By CAROL BYRNE
GLASWEGIAN singer-songwriter Eddi Reader released her 10th solo album on February 7. For many this would be a milestone but for Eddi, she admits she’s not keeping count.
Asked if this is, in fact, her 10th solo album, she says, “Oh Jeez I don’t know. I don’t really count”. She acknowledges that such was the extent of the material created for Vagabond that there was enough to create an 11th album.
Naming a collection is always a bit difficult for Eddi and she says she typically goes for a song title.
“This calls to attention one of the songs but also I try to find the most apt expression of what I think the album is. Vagabond is about travel and I think that’s what we all are as human beings. We get up walking and start experiencing life until the end of it. Within that we have all our adventures and hopefully it turns us into the people that we want to be,” she says.
The track was inspired by the poem, Vagabond, written by John Masefield.
“We got a book of his poems from my brother-in-law as a Christmas present and I was flicking through it and both my husband and I loved it. We were dog-earing some of the pages and I thought that this one would be a great song. I’m always on the look-out for inspiring lyrics and I love it when you find something that says exactly what you actually feel about something without you knowing that you even feel it.
“I’m interested in the wealth of the human brain. I like quotes, I like good couplets and I love people that can gather a good perception who can describe a door to you that makes you see the door in front of your eyes, rather than ignoring the door,” she says.
For this particular album, Eddi says she was more involved in the editing process and she feels closer to the end product on this record.
“I love live playing, so a lot of the work I’ve done in the past has been everyone in the room and we get the song down and then we mix it. This time yes we did that, we were all live in the room but I then spent time editing and cutting out bits and pieces. For example one song, which isn’t actually on the album, called Argyll is about the beauty of Argyll and I just love it. I feel like I’ve turned my back on it a bit because I couldn’t fit it on. It would have weighted the collection in a certain way. I ended up re-recording a four-minute song but I only used the introduction and I looped that and then I sung over the introduction because the introduction had more of the flavour that I wanted rather than the body of the song. Things like that were happening all through the summer,” she says.
The process yielded 27 new pieces of music but unfortunately not all could make the cut for the album. They have led to some new collaborations, such as input from multi-instrumentalist Gustaf Ljunggren from Sweden, who was introduced to Eddi by Cathy Jordan.
“I’d send him things and I’d say in this line I sing ‘for this star above me, 10 more have loved me’ and he would provide me with these sounds that were like stars opening up in your eyes and pin-pointing themselves in the sky at night,” she says.
While working on this album, Eddi also sang with her son and mother but they did not make it onto this album and Eddi says they are being worked on for a future record.
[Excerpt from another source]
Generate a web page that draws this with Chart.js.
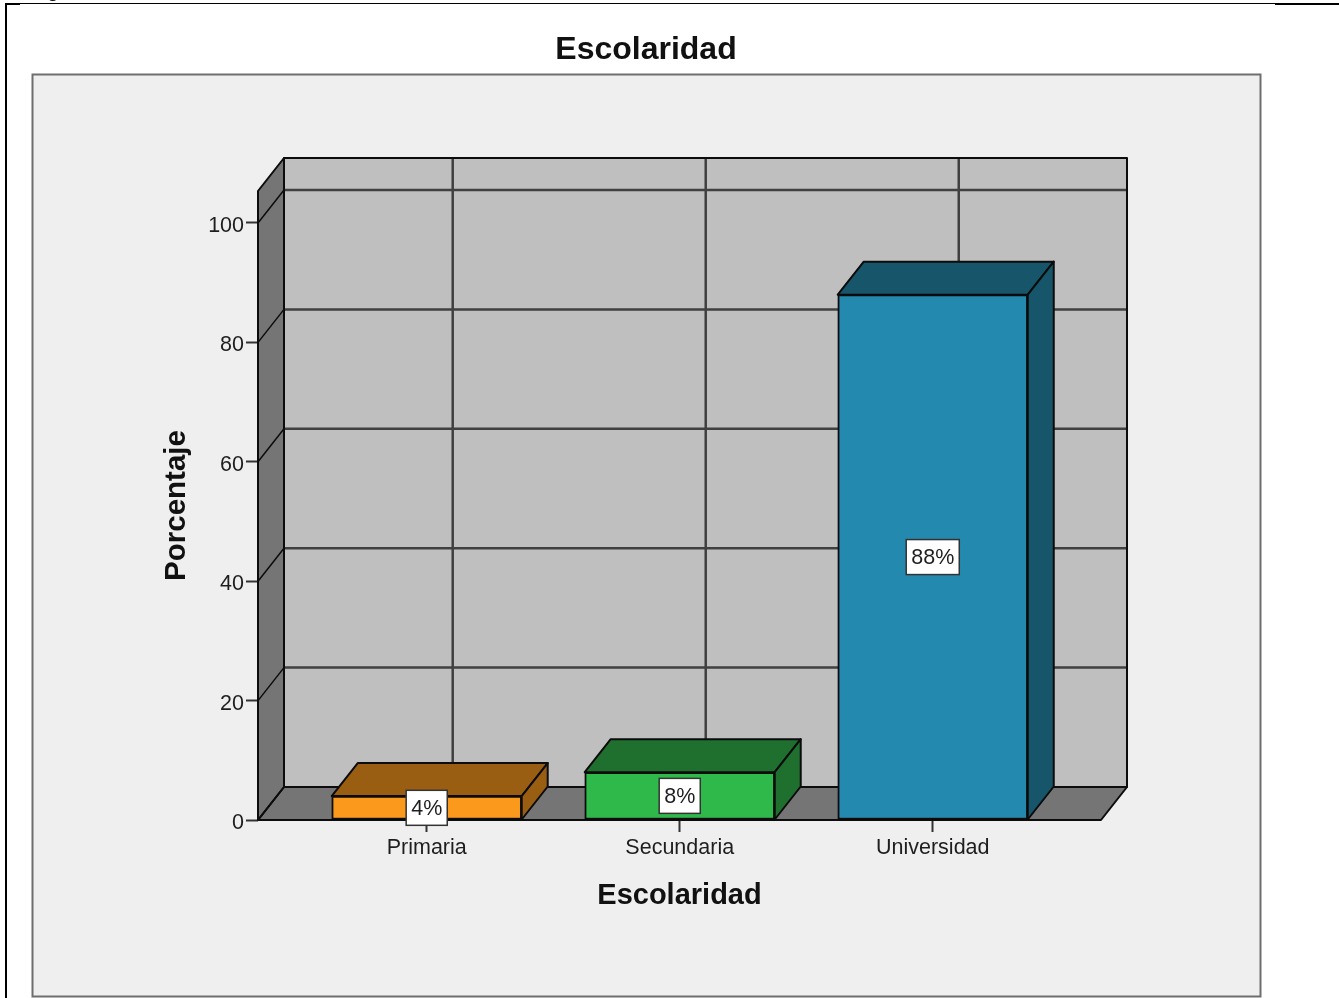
<!DOCTYPE html>
<html lang="es">
<head>
<meta charset="utf-8">
<title>Escolaridad</title>
<script src="https://cdn.jsdelivr.net/npm/chart.js@4"></script>
<style>
    html, body { margin: 0; padding: 0; background: #fff; }
    canvas { display: block; }
</style>
</head>
<body>
<canvas id="schoolingChart" width="1339" height="998"></canvas>
<script>
const categories = ['Primaria', 'Secundaria', 'Universidad'];
const percentages = [4, 8, 88];
const yTicks = [0, 20, 40, 60, 80, 100];
const faceColors = ['#fb991c', '#2fb94a', '#2389ae'];
const shadeColors = ['#9a5e12', '#1f6f2e', '#16556a'];

const FONT = '"Liberation Sans", Arial, sans-serif';
const TEXT = '#1e1e1e';
const LINE = '#0c0c0c';
const GRID = '#404040';

// offset of the back wall relative to the front plane
const DEPTH_X = 26;
const DEPTH_Y = 33;

function poly(ctx, pts, fill, stroke, width) {
    ctx.beginPath();
    pts.forEach(([x, y], i) => i ? ctx.lineTo(x, y) : ctx.moveTo(x, y));
    ctx.closePath();
    if (fill) { ctx.fillStyle = fill; ctx.fill(); }
    if (stroke) { ctx.strokeStyle = stroke; ctx.lineWidth = width || 2; ctx.lineJoin = 'round'; ctx.stroke(); }
}

function segment(ctx, x1, y1, x2, y2, color, width) {
    ctx.beginPath();
    ctx.moveTo(x1, y1);
    ctx.lineTo(x2, y2);
    ctx.strokeStyle = color;
    ctx.lineWidth = width;
    ctx.stroke();
}

/* --- Page frame and grey panel --- */
const panelPlugin = {
    id: 'panel',
    beforeDraw(chart) {
        const ctx = chart.ctx;
        ctx.save();
        ctx.fillStyle = '#fff';
        ctx.fillRect(0, 0, 1339, 998);

        ctx.fillStyle = '#000';
        ctx.fillRect(6, 3, 1269, 1);
        ctx.fillRect(5, 3, 2, 995);
        ctx.fillRect(5, 4, 15, 1);
        ctx.fillRect(1275, 3, 64, 2);

        ctx.font = '21px ' + FONT;
        ctx.fillText('g', 47, -3);

        ctx.fillStyle = '#efefef';
        ctx.fillRect(32, 74, 1228, 922);
        ctx.strokeStyle = '#6e6e6e';
        ctx.lineWidth = 2;
        ctx.strokeRect(32.5, 74.5, 1228, 922);
        ctx.restore();
    },
    afterLayout(chart) {
        // the title sits over the panel, not over the plot
        chart.titleBlock.left = 0;
        chart.titleBlock.right = 1292;
    }
};

/* --- Walls, floor and the shaded faces of the bars --- */
const boxPlugin = {
    id: 'box3d',
    beforeDatasetsDraw(chart) {
        const ctx = chart.ctx;
        const { left, right, top, bottom } = chart.chartArea;
        const { x: xs, y: ys } = chart.scales;
        ctx.save();

        poly(ctx, [[left + DEPTH_X, top - DEPTH_Y], [right + DEPTH_X, top - DEPTH_Y],
            [right + DEPTH_X, bottom - DEPTH_Y], [left + DEPTH_X, bottom - DEPTH_Y]], '#bfbfbf');
        poly(ctx, [[left, bottom], [left + DEPTH_X, bottom - DEPTH_Y],
            [left + DEPTH_X, top - DEPTH_Y], [left, top]], '#757575');
        poly(ctx, [[left, bottom], [left + DEPTH_X, bottom - DEPTH_Y],
            [right + DEPTH_X, bottom - DEPTH_Y], [right, bottom]], '#757575');

        categories.forEach((_, i) => {
            const px = xs.getPixelForValue(i) + DEPTH_X;
            segment(ctx, px, top - DEPTH_Y, px, bottom - DEPTH_Y, GRID, 2.5);
        });
        yTicks.slice(1).forEach(v => {
            const py = ys.getPixelForValue(v);
            segment(ctx, left + DEPTH_X, py - DEPTH_Y, right + DEPTH_X, py - DEPTH_Y, GRID, 2.5);
            segment(ctx, left, py, left + DEPTH_X, py - DEPTH_Y, LINE, 1.5);
        });

        // outlines of the box
        poly(ctx, [[left + DEPTH_X, top - DEPTH_Y], [right + DEPTH_X, top - DEPTH_Y],
            [right + DEPTH_X, bottom - DEPTH_Y], [left + DEPTH_X, bottom - DEPTH_Y]], null, LINE, 2);
        poly(ctx, [[left, bottom], [left + DEPTH_X, bottom - DEPTH_Y],
            [left + DEPTH_X, top - DEPTH_Y], [left, top]], null, LINE, 2);
        poly(ctx, [[left, bottom], [left + DEPTH_X, bottom - DEPTH_Y],
            [right + DEPTH_X, bottom - DEPTH_Y], [right, bottom]], null, LINE, 2);

        chart.getDatasetMeta(0).data.forEach((bar, i) => {
            const { x, y, base, width } = bar.getProps(['x', 'y', 'base', 'width'], true);
            const l = x - width / 2;
            const r = x + width / 2;
            poly(ctx, [[l, y], [l + DEPTH_X, y - DEPTH_Y], [r + DEPTH_X, y - DEPTH_Y], [r, y]],
                shadeColors[i], LINE, 2);
            poly(ctx, [[r, y], [r + DEPTH_X, y - DEPTH_Y], [r + DEPTH_X, base - DEPTH_Y], [r, base]],
                shadeColors[i], LINE, 2);
        });
        ctx.restore();
    },
    /* --- Percentage boxes in the middle of each bar --- */
    afterDatasetsDraw(chart) {
        const ctx = chart.ctx;
        ctx.save();
        ctx.font = '21.5px ' + FONT;
        ctx.textAlign = 'center';
        ctx.textBaseline = 'middle';
        chart.getDatasetMeta(0).data.forEach((bar, i) => {
            const { x, y, base } = bar.getProps(['x', 'y', 'base'], true);
            const cy = (y + base) / 2;
            const label = percentages[i] + '%';
            const w = ctx.measureText(label).width + 10;
            const h = 35;
            ctx.fillStyle = '#fff';
            ctx.fillRect(x - w / 2, cy - h / 2, w, h);
            ctx.strokeStyle = '#333';
            ctx.lineWidth = 1.5;
            ctx.strokeRect(x - w / 2, cy - h / 2, w, h);
            ctx.fillStyle = TEXT;
            ctx.fillText(label, x, cy + 1);
        });
        ctx.restore();
    }
};

new Chart(document.getElementById('schoolingChart'), {
    type: 'bar',
    data: {
        datasets: [{
            data: categories.map((_, i) => ({ x: i, y: percentages[i] })),
            backgroundColor: faceColors,
            borderColor: LINE,
            borderWidth: 2,
            borderSkipped: false,
            barThickness: 190
        }]
    },
    plugins: [panelPlugin, boxPlugin],
    options: {
        responsive: false,
        animation: false,
        layout: { padding: { left: 159, right: 238, top: 31, bottom: 85 } },
        plugins: {
            legend: { display: false },
            tooltip: { enabled: false },
            title: {
                display: true,
                text: 'Escolaridad',
                color: '#111',
                font: { family: FONT, size: 32, weight: 'bold' },
                padding: { top: 0, bottom: 121.6 }
            }
        },
        scales: {
            x: {
                type: 'linear',
                offset: false,
                min: -0.6668,
                max: 2.665,
                afterFit: s => { s.height = 93; },
                afterBuildTicks: s => { s.ticks = categories.map((_, i) => ({ value: i })); },
                grid: { offset: false, drawOnChartArea: false, tickLength: 12, tickColor: '#333', tickWidth: 2 },
                border: { display: false },
                ticks: {
                    autoSkip: false,
                    maxRotation: 0,
                    padding: 3,
                    color: TEXT,
                    font: { family: FONT, size: 21.5 },
                    callback: v => categories[v]
                },
                title: {
                    display: true,
                    text: 'Escolaridad',
                    color: '#111',
                    font: { family: FONT, size: 29, weight: 'bold' },
                    padding: 0
                }
            },
            y: {
                min: 0,
                max: 105.36,
                afterFit: s => { s.width = 99; },
                afterBuildTicks: s => { s.ticks = yTicks.map(v => ({ value: v })); },
                grid: { drawOnChartArea: false, tickLength: 12, tickColor: '#333', tickWidth: 2 },
                border: { display: false },
                ticks: {
                    padding: 2,
                    labelOffset: 3,
                    color: TEXT,
                    font: { family: FONT, size: 21.5 }
                },
                title: {
                    display: true,
                    text: 'Porcentaje',
                    color: '#111',
                    font: { family: FONT, size: 29.5, weight: 'bold' },
                    padding: 0
                }
            }
        }
    }
});
</script>
</body>
</html>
“I have used a tape of my granny that I taped in 1985. She’s been dead since 1988 but in 1985, I managed to tape her talking about backing the dogs and I turned that into a song. It’s about being in Tralee. She used to talk to me about going into Tralee. She left Tralee when she was 19 and she spent her summers there but she never went home really. In this one particular tale, she talks about the dog track in Rock Street and she made me think Tralee was this paradise,” Eddi adds.
Although Eddi has no specific connection to Clare, she does have roots in Ireland with her granny on her mother’s side hailing from Tralee, County Kerry, while her great-grandmother on her dad’s side is from Lurgan in County Armagh. Her husband, John Douglas, has Connemara roots.
“His grandfather was part of the Keane family of Connemara. His father’s brother was Colm Keane, who wrote all the songs Seamus Ennis collected. We went to Connemara to find my husband’s roots, and found out not only that he is connected to Connemara but he is part of this song-writing dynasty that is very famous in the traditional scene in Ireland,” she says.
She says she always enjoys coming to Ireland and no matter whether it is Galway, Kerry or Clare, she finds “you are made to feel so at home, wherever you are and whoever you are”.
When she comes to Glór next week, she says the audience cannot only expect to hear some of her new stuff but also her favourites across her wide-reaching repertoire.
“I will play stuff from all the different albums. I will certainly be playing some of these new songs. I have my favourites. Since the Robert Burns album, I don’t know how I survived before because I enjoy playing things like Willie Stewart and My Love is Like a Red Red Rose so much that I can’t imagine life without them. I can’t imagine what I had sung before I sang My Love is Like a Red Red Rose,” she concludes.
Eddi takes to the stage in Glór at 8pm on Friday night.